▸ Work to do: Locate every line in the material below that has the word "chart". Copy each of those lines.

▸ Data lines:
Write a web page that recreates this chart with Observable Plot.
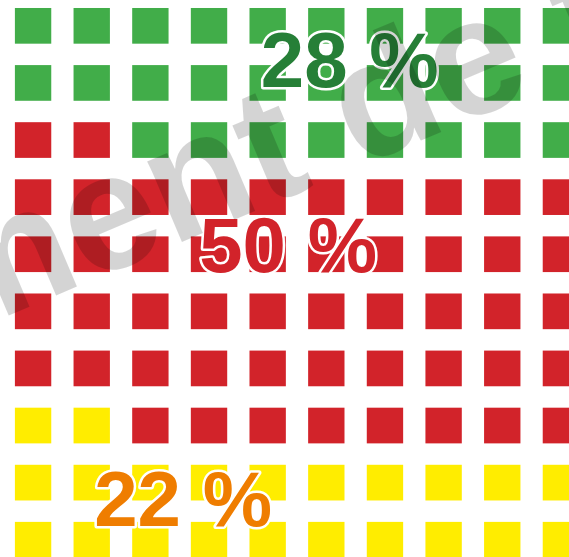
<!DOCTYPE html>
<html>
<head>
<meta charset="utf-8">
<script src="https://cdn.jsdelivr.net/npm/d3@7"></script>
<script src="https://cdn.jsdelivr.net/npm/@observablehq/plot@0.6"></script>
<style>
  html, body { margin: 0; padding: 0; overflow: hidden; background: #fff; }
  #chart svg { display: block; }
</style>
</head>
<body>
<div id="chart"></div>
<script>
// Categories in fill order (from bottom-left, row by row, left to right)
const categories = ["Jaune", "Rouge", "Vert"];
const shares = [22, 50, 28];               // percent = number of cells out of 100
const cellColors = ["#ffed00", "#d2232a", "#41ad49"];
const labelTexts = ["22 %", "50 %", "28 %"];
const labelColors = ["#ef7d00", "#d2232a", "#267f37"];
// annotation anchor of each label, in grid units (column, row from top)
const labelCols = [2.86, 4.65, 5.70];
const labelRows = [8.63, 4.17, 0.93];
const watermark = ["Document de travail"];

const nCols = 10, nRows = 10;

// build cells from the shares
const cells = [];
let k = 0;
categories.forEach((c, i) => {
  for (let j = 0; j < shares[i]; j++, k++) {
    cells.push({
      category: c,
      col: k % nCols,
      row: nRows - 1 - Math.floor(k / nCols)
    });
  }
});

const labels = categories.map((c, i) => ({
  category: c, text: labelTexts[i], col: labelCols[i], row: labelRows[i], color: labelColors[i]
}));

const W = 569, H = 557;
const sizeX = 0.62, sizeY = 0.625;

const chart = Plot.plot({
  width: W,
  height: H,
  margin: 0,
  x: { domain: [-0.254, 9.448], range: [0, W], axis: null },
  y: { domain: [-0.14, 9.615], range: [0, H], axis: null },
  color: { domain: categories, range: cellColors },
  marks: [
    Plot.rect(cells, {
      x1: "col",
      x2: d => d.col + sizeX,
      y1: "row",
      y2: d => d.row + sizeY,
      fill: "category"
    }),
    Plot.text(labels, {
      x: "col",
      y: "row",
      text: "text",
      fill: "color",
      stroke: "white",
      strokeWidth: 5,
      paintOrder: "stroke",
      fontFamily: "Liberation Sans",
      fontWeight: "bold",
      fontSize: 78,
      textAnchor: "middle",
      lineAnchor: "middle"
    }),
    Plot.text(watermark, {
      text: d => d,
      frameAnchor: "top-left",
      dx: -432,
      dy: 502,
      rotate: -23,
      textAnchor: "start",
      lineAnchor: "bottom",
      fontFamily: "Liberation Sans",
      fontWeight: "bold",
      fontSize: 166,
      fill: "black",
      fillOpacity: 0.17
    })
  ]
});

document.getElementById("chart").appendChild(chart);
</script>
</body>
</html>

▸ Expected answer:
Write a web page that recreates this chart with Observable Plot.
  #chart svg { display: block; }
<div id="chart"></div>
const chart = Plot.plot({
document.getElementById("chart").appendChild(chart);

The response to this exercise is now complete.